Why are boomers engaged in estate planning earlier than in years past? Sources interviewed by National Underwriter credit in part the financial press and the proliferation of financial planning seminars with raising boomers’ awareness about the value of estate planning. A second reason, experts say, is that boomers want to avoid the mistakes of their parents.
Many have watched with anger or disappointment the consequences of inadequate–or completely absent–planning by their elders: Funds once earmarked for the next generation redirected to pay for a parent’s long term care, disputes over the disposition of wealth thrown into probate court, and adult children or grandchildren receiving inheritances much later in life because of a parent’s unexpectedly long life span.
“We’re at a point now where the average age upon receiving an inheritance is greater than the average age at retirement,” says Edward “Foss” Hooper, a chartered financial consultant and principal of Hooper Law Office, Appleton, Wis. “We have people retiring in their 50s who may be in their 60s or 70s when they inherit. And if some of these boomers make it to their 90s, their children will only receive an inheritance when they reach their 70s.”

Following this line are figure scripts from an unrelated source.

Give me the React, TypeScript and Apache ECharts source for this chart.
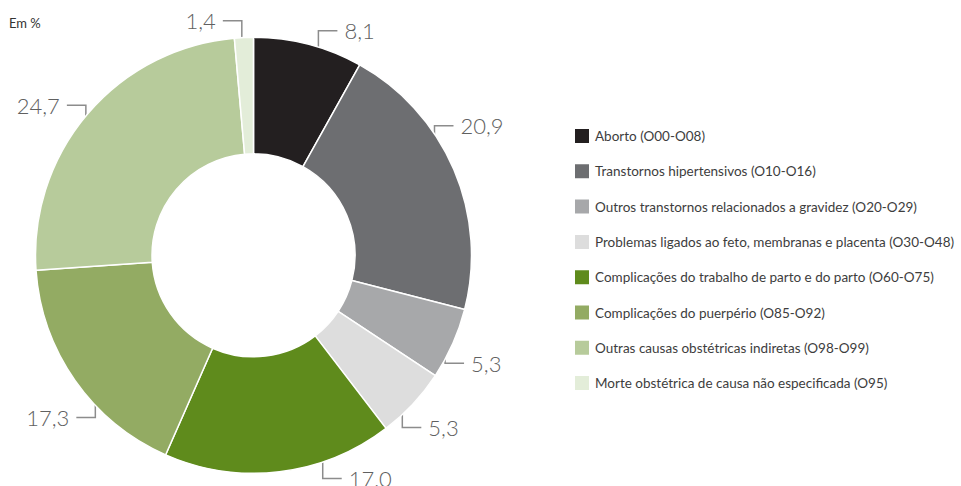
import React, { useEffect, useRef } from "react";
import * as echarts from "echarts";

const categories = [
  "Aborto (O00-O08)",
  "Transtornos hipertensivos (O10-O16)",
  "Outros transtornos relacionados a gravidez (O20-O29)",
  "Problemas ligados ao feto, membranas e placenta (O30-O48)",
  "Complicações do trabalho de parto e do parto (O60-O75)",
  "Complicações do puerpério (O85-O92)",
  "Outras causas obstétricas indiretas (O98-O99)",
  "Morte obstétrica de causa não especificada (O95)",
];
const values = [8.1, 20.9, 5.3, 5.3, 17.0, 17.3, 24.7, 1.4];
const colors = [
  "#231f20",
  "#6d6e71",
  "#a7a8aa",
  "#dddddd",
  "#5f8b1c",
  "#93ab63",
  "#b7cb9b",
  "#e3edd9",
];
// leader-line anchor angle adjustments (degrees) relative to slice middle
const anchorShift = [3.6, -6.3, -1, 1.3, -12.6, -5.4, -4.2, -0.7];

const CX = 253.5;
const CY = 255.3;
const R_IN = 101.5;
const R_OUT = 218;
const ANCHOR_R = 208;
const V_LEN = 27;
const H_LEN = 19;
const TEXT_GAP = 7;

export default function App() {
  const ref = useRef<HTMLDivElement>(null);
  useEffect(() => {
    document.body.style.margin = "0";
    const chart = echarts.init(ref.current!, null, { renderer: "svg" });
    const total = values.reduce((a, b) => a + b, 0);
    const option: any = {
      animation: false,
      backgroundColor: "#ffffff",
      graphic: [
        {
          type: "text",
          left: 9,
          top: 16,
          style: {
            text: "Em %",
            fontSize: 13,
            fill: "#333333",
            fontFamily: "Lato, 'Open Sans', sans-serif",
          },
        },
      ],
      legend: {
        orient: "vertical",
        left: 573,
        top: 127,
        padding: 0,
        itemWidth: 16,
        itemHeight: 16,
        itemGap: 17.3,
        icon: "rect",
        selectedMode: false,
        textStyle: {
          fontSize: 13.5,
          lineHeight: 16,
          color: "#3d3d3d",
          fontFamily: "Lato, 'Open Sans', sans-serif",
        },
        data: categories,
      },
      series: [
        {
          type: "pie",
          center: [CX, CY],
          radius: [R_IN, R_OUT],
          startAngle: 90,
          clockwise: true,
          avoidLabelOverlap: false,
          silent: true,
          emphasis: { disabled: true },
          itemStyle: { borderColor: "#ffffff", borderWidth: 1.5 },
          label: {
            show: true,
            position: "outside",
            fontSize: 22,
            fontWeight: 300,
            color: "#606060",
            fontFamily: "Lato, 'Open Sans', sans-serif",
            formatter: (p: any) => p.value.toFixed(1).replace(".", ","),
          },
          labelLine: {
            show: true,
            length: 10,
            length2: 10,
            lineStyle: { color: "#8c8c8c", width: 1.5 },
          },
          labelLayout: (params: any) => {
            const i = params.dataIndex;
            let before = 0;
            for (let k = 0; k < i; k++) before += values[k];
            const mid = ((before + values[i] / 2) / total) * 360 + anchorShift[i];
            const rad = (mid * Math.PI) / 180;
            const s = Math.sin(rad);
            const c = Math.cos(rad);
            const x0 = CX + ANCHOR_R * s;
            const y0 = CY - ANCHOR_R * c;
            const y1 = c > 0 ? y0 - V_LEN : y0 + V_LEN;
            const dir = s >= 0 ? 1 : -1;
            const x2 = x0 + dir * H_LEN;
            return {
              x: x2 + dir * TEXT_GAP,
              y: y1,
              align: dir > 0 ? "left" : "right",
              verticalAlign: "middle",
              labelLinePoints: [
                [x0, y0],
                [x0, y1],
                [x2, y1],
              ],
            };
          },
          data: categories.map((name, i) => ({
            name,
            value: values[i],
            itemStyle: { color: colors[i] },
          })),
        },
      ],
    };
    chart.setOption(option);
    return () => chart.dispose();
  }, []);
  return (
    <div
      ref={ref}
      style={{ position: "fixed", left: 0, top: 0, width: 961, height: 486 }}
    />
  );
}
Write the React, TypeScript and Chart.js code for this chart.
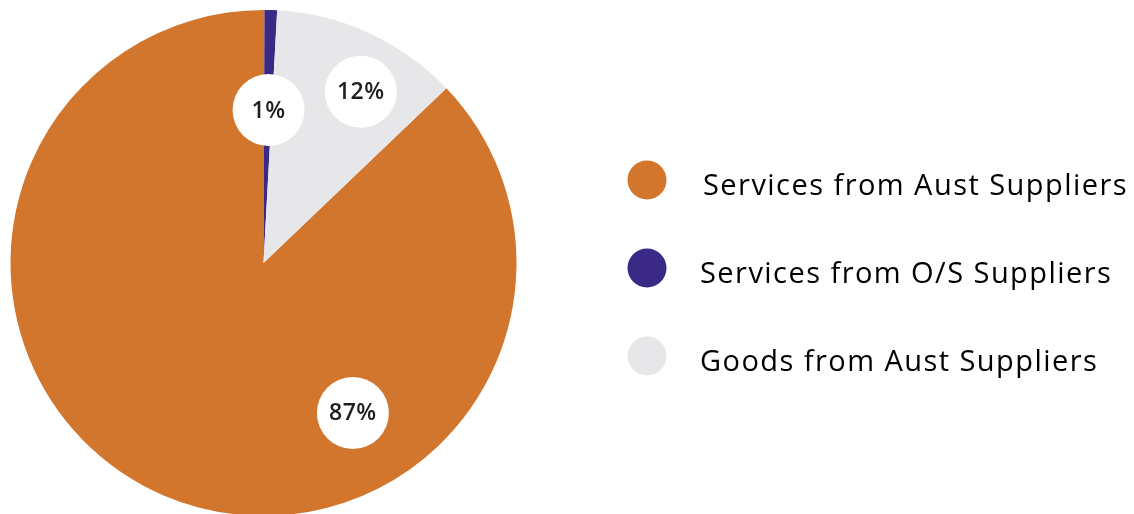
import React, { useEffect, useRef } from "react";
import { Chart, registerables } from "chart.js";

Chart.register(...registerables);

const categories = [
  "Services from Aust Suppliers",
  "Services from O/S Suppliers",
  "Goods from Aust Suppliers",
];
const values = [87.2, 0.8, 12.0];
const valueLabels = ["87%", "1%", "12%"];
const colors = ["#D2762D", "#3A2A85", "#E7E7EA"];

// label placement (degrees clockwise from top, fraction of radius)
const labelAngles = [149.2, 1.9, 29.6];
const labelRadii = [0.69, 0.605, 0.778];

const FONT = "'Open Sans', 'DejaVu Sans', sans-serif";

const labelPlugin = {
  id: "valueBadges",
  afterDatasetsDraw(chart: any) {
    const meta = chart.getDatasetMeta(0);
    const arc = meta.data[0];
    if (!arc) return;
    const { x, y, outerRadius } = arc.getProps(["x", "y", "outerRadius"], true);
    const ctx = chart.ctx;
    ctx.save();
    valueLabels.forEach((t, i) => {
      const a = (labelAngles[i] * Math.PI) / 180;
      const r = outerRadius * labelRadii[i];
      const cx = x + Math.sin(a) * r;
      const cy = y - Math.cos(a) * r;
      ctx.beginPath();
      ctx.arc(cx, cy, 36, 0, Math.PI * 2);
      ctx.fillStyle = "#FFFFFF";
      ctx.fill();
      ctx.fillStyle = "#1E1E1E";
      ctx.font = `600 23px ${FONT}`;
      (ctx as any).letterSpacing = "0.5px";
      ctx.textAlign = "center";
      ctx.textBaseline = "middle";
      ctx.fillText(t, cx, cy + 1);
    });
    ctx.restore();
  },
};

const legendPlugin = {
  id: "sideLegend",
  afterDraw(chart: any) {
    const ctx = chart.ctx;
    const ds = chart.data.datasets[0];
    ctx.save();
    chart.data.labels.forEach((lab: string, i: number) => {
      const cy = 180 + i * 88;
      ctx.beginPath();
      ctx.arc(647, cy, 19.5, 0, Math.PI * 2);
      ctx.fillStyle = ds.backgroundColor[i];
      ctx.fill();
      ctx.fillStyle = "#000000";
      ctx.font = `400 29px ${FONT}`;
      (ctx as any).letterSpacing = "1.45px";
      ctx.textAlign = "left";
      ctx.textBaseline = "alphabetic";
      ctx.fillText(lab, i === 0 ? 703 : 700, cy + 15);
    });
    ctx.restore();
  },
};

export default function App() {
  const ref = useRef<HTMLCanvasElement | null>(null);
  useEffect(() => {
    if (!ref.current) return;
    const chart = new Chart(ref.current, {
      type: "pie",
      data: {
        labels: categories,
        datasets: [
          {
            data: values,
            backgroundColor: colors,
            borderWidth: 0,
          },
        ],
      },
      options: {
        responsive: false,
        animation: false,
        rotation: 46.3,
        layout: { padding: { left: 10, top: 10, right: 617, bottom: 14 } },
        plugins: {
          legend: { display: false },
          tooltip: { enabled: false },
        },
      },
      plugins: [labelPlugin, legendPlugin],
    });
    return () => chart.destroy();
  }, []);
  return (
    <div
      style={{
        position: "fixed",
        left: 0,
        top: 0,
        width: 1134,
        height: 514,
        overflow: "hidden",
        background: "#FFFFFF",
      }}
    >
      <canvas ref={ref} width={1134} height={530} style={{ display: "block" }} />
    </div>
  );
}
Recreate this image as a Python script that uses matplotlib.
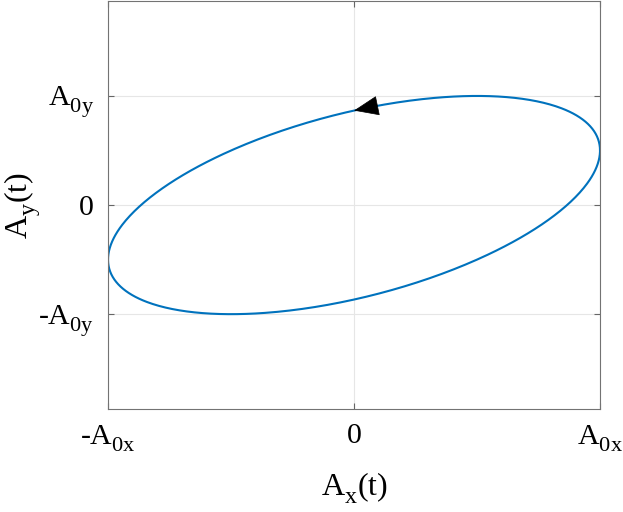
import numpy as np
import matplotlib
matplotlib.use('Agg')
import matplotlib.pyplot as plt
from matplotlib import _mathtext

plt.rcParams['font.family'] = ['Liberation Serif', 'DejaVu Serif']
plt.rcParams['mathtext.fontset'] = 'custom'
plt.rcParams['mathtext.rm'] = 'Liberation Serif'
plt.rcParams['mathtext.it'] = 'Liberation Serif'

# MATLAB-style tex subscripts: a bit bigger and dropped lower than mathtext's default
_mathtext.SHRINK_FACTOR = 0.75
_mathtext.FontConstantsBase.sub1 = 0.55
_mathtext.FontConstantsBase.sub2 = 0.7

# ellipse parameters (normalised amplitudes, phase lag of Ay)
amp_x = 1.0
amp_y = 1.0
phase_deg = 60.0
arrow_t = np.pi / 2  # arrow sits where Ax crosses 0 on the upper branch

x_ticks = [-1, 0, 1]
x_labels = ['-A$_{\\mathrm{0x}}$', '0', 'A$_{\\mathrm{0x}}$']
y_ticks = [-1, 0, 1]
y_labels = ['-A$_{\\mathrm{0y}}$', '0', 'A$_{\\mathrm{0y}}$']

t = np.linspace(0, 2 * np.pi, 600)
phi = np.deg2rad(phase_deg)
ax_t = amp_x * np.cos(t)
ay_t = amp_y * np.cos(t - phi)

fig = plt.figure(figsize=(6.23, 5.12), dpi=100)
ax = fig.add_axes([0.1734, 0.201, 0.7897, 0.797])

ax.plot(ax_t, ay_t, color='#0072BD', lw=1.5)

tip = (amp_x * np.cos(arrow_t), amp_y * np.cos(arrow_t - phi))
tail = (amp_x * np.cos(arrow_t - 0.08), amp_y * np.cos(arrow_t - 0.08 - phi))
ax.annotate('', xy=tip, xytext=tail,
            arrowprops=dict(arrowstyle='-|>,head_length=0.75,head_width=0.3',
                            color='k', lw=0.5, mutation_scale=22,
                            shrinkA=0, shrinkB=0))

ax.set_xlim(-1, 1)
ax.set_ylim(-1.87, 1.87)
ax.set_xticks(x_ticks)
ax.set_xticklabels(x_labels)
ax.set_yticks(y_ticks)
ax.set_yticklabels(y_labels)
ax.grid(True, color='#e6e6e6', lw=0.8)
ax.set_axisbelow(True)
ax.tick_params(direction='in', length=4, width=0.8, color='0.4',
               labelsize=21.5, top=True, right=True, pad=10)
for s in ax.spines.values():
    s.set_color('0.45')
    s.set_linewidth(0.8)

ax.set_xlabel('A$_{\\mathrm{x}}$(t)', fontsize=23)
ax.set_ylabel('A$_{\\mathrm{y}}$(t)', fontsize=23)
ax.xaxis.set_label_coords(0.5, -0.152)
ax.yaxis.set_label_coords(-0.135, 0.5)

fig.savefig('out.png', dpi=100)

Often, the windfall received from a parental bequest is what triggers the estate planning. Or boomers will wrap the legacy planning in a comprehensive financial plan encompassing retirement, charitable, disability and tax planning, among other objectives. Either way, sources say, the earlier planning has two advantages: (1) Boomers have more time to refine objectives regarding the ultimate disposition of assets; and (2) securing life insurance to fund estate planning goals will be less of an issue, both in terms of mortality costs and insurability.
Observers note, too, that clients generally have progressively greater difficulty dealing with estate planning issues as they age. One result, says Dan Gasink, an estate planning attorney at Ferris & Associates, Williamsburg, Va., is that they tend to rely on, and be unduly influenced by, certain children when making decisions. They tend also to make those decisions based more emotional rather than rational reasons.